Abraham Foxman, U.S. Director of the Anti-Defamation League, had previously urged Pope Benedict XVI to suspend indefinitely the canonization process until Vatican archives of Pius’ pontificate are declassified and fully examined “so that the full record of Pius’ actions during the Holocaust may finally be known.” Regarding canonization, Rabbi Albert H. Friedlander, author of Out of the Whirlwind: a Reader of Holocaust Literature, asks this provocative question:
“Who is a saint in the time of evil?… The question is not whether the Pope was evil, but: was he a saint? I must ask the Church to re-assess its conscience. Does not ‘sainthood’ indicate a superhuman effort? And if the Church wants to be a teaching testimony to everyone, should it not take extra care, even if it leaves the establishment of those days less than perfect?”

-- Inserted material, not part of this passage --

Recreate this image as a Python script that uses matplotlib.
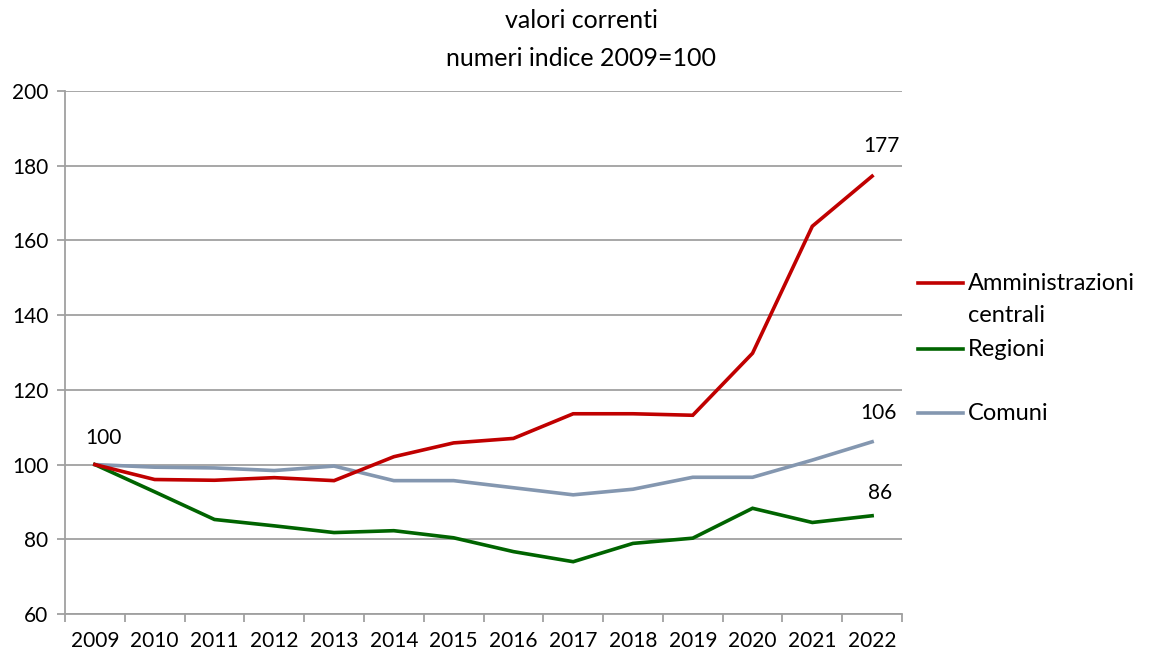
import matplotlib
matplotlib.use("Agg")
import matplotlib.pyplot as plt
from matplotlib.lines import Line2D

plt.rcParams['font.family'] = ['Lato', 'DejaVu Sans']

years = ["2009", "2010", "2011", "2012", "2013", "2014", "2015", "2016",
         "2017", "2018", "2019", "2020", "2021", "2022"]
amm_centrali = [100, 96.0, 95.8, 96.5, 95.7, 102.1, 105.8, 107.0,
                113.6, 113.6, 113.2, 129.8, 163.8, 177.2]
regioni = [100, 92.7, 85.3, 83.6, 81.8, 82.3, 80.4, 76.7,
           74.0, 78.9, 80.3, 88.3, 84.5, 86.3]
comuni = [100, 99.3, 99.1, 98.4, 99.6, 95.7, 95.7, 93.8,
          91.9, 93.4, 96.6, 96.6, 101.2, 106.1]
series_names = ["Amministrazioni\ncentrali", "Regioni", "Comuni"]
colors = ["#C00000", "#006400", "#8497B0"]
y_ticks = [60, 80, 100, 120, 140, 160, 180, 200]

fig = plt.figure(figsize=(11.52, 6.52), dpi=100)
ax = fig.add_axes([65/1152, 1-614/652, (902-65)/1152, (614-91)/652])

x = list(range(len(years)))
grid_c = "#A0A0A0"
for yv in y_ticks:
    ax.axhline(yv, color=grid_c, lw=1.3, zorder=1)

ax.plot(x, comuni, color=colors[2], lw=2.6, zorder=3, solid_joinstyle='miter')
ax.plot(x, regioni, color=colors[1], lw=2.6, zorder=3, solid_joinstyle='miter')
ax.plot(x, amm_centrali, color=colors[0], lw=2.6, zorder=3, solid_joinstyle='miter')

ax.set_xlim(-0.5, len(years) - 0.5)
ax.set_ylim(60, 200)
ax.set_yticks(y_ticks)
ax.set_yticklabels([str(v) for v in y_ticks], fontsize=15)
ax.set_xticks(x)
ax.set_xticklabels(years, fontsize=15)
ax.set_xticks([i - 0.5 for i in range(len(years) + 1)], minor=True)
ax.tick_params(axis='x', which='major', length=0, pad=12)
ax.tick_params(axis='x', which='minor', length=6, color=grid_c, width=1.3)
ax.tick_params(axis='y', length=6, color=grid_c, width=1.3, pad=6)

for s in ['top', 'right']:
    ax.spines[s].set_visible(False)
for s in ['left', 'bottom']:
    ax.spines[s].set_color(grid_c)
    ax.spines[s].set_linewidth(1.3)

# data labels
lab_fs = 15
ax.annotate("100", (0, comuni[0]), xytext=(6, 19), textcoords='offset points',
            ha='center', va='center', fontsize=lab_fs)
ax.annotate(f"{amm_centrali[-1]:.0f}", (13, amm_centrali[-1]), xytext=(6.5, 22),
            textcoords='offset points', ha='center', va='center', fontsize=lab_fs)
ax.annotate(f"{comuni[-1]:.0f}", (13, comuni[-1]), xytext=(4.5, 20.5),
            textcoords='offset points', ha='center', va='center', fontsize=lab_fs)
ax.annotate(f"{regioni[-1]:.0f}", (13, regioni[-1]), xytext=(6, 16.5),
            textcoords='offset points', ha='center', va='center', fontsize=lab_fs)

# title
fig.text(581/1152, 1-20/652, "valori correnti", ha='center', va='center', fontsize=18)
fig.text(581/1152, 1-58/652, "numeri indice 2009=100", ha='center', va='center', fontsize=18)

# legend (manual)
leg_y = [283, 349, 413]
for name, c, yy in zip(series_names, colors, leg_y):
    yf = 1 - yy/652
    fig.add_artist(Line2D([918/1152, 963/1152], [yf, yf], color=c, lw=2.6,
                          transform=fig.transFigure))
    lines = name.split('\n')
    for k, line in enumerate(lines):
        fig.text(968/1152, 1 - (yy + 33*k)/652, line, ha='left', va='center',
                 fontsize=17)

fig.savefig("out.png", dpi=100)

In February 2010, nineteen Catholics scholars of theology and history wrote a letter to Pope Benedict also asking him to slow down the process of making Pius a saint. Saying that much more research needed to be done on the papacy of the mid-twentieth century pope, the scholars wrote that “history needs distance and perspective” before definitive conclusions can be reached of Pius’s role during WWII and the Holocaust. Leading the effort were Rev. Dr. John Pawlikowski OSM, professor of ethics at Catholic Theological Union in Chicago, and Rev. Dr. Kevin P. Spicer CSC, Kenneally associate professor of history at Stonehill College in Easton, Massachusetts. In an e-mail to Catholic News Service, Father Pawlikowski told CNS the scholars were not opposed to Pope Pius’s canonization. “We sent this letter because we feel that too often the issue of Pius XII is portrayed as one of Jewish concern,” Pawlikowski continued,” We wanted to make it clear that some Catholics who have worked on Holocaust issues have serious concerns about advancing the cause of Pius XII at the time.”
I am a Catholic who has worked on Holocaust issues with serious concerns and I echo the sentiments of my colleagues. There should be no rush to judgment in this matter, the record is incomplete and the jury is still out. In short, there should be no “santo subito” for Pius XII.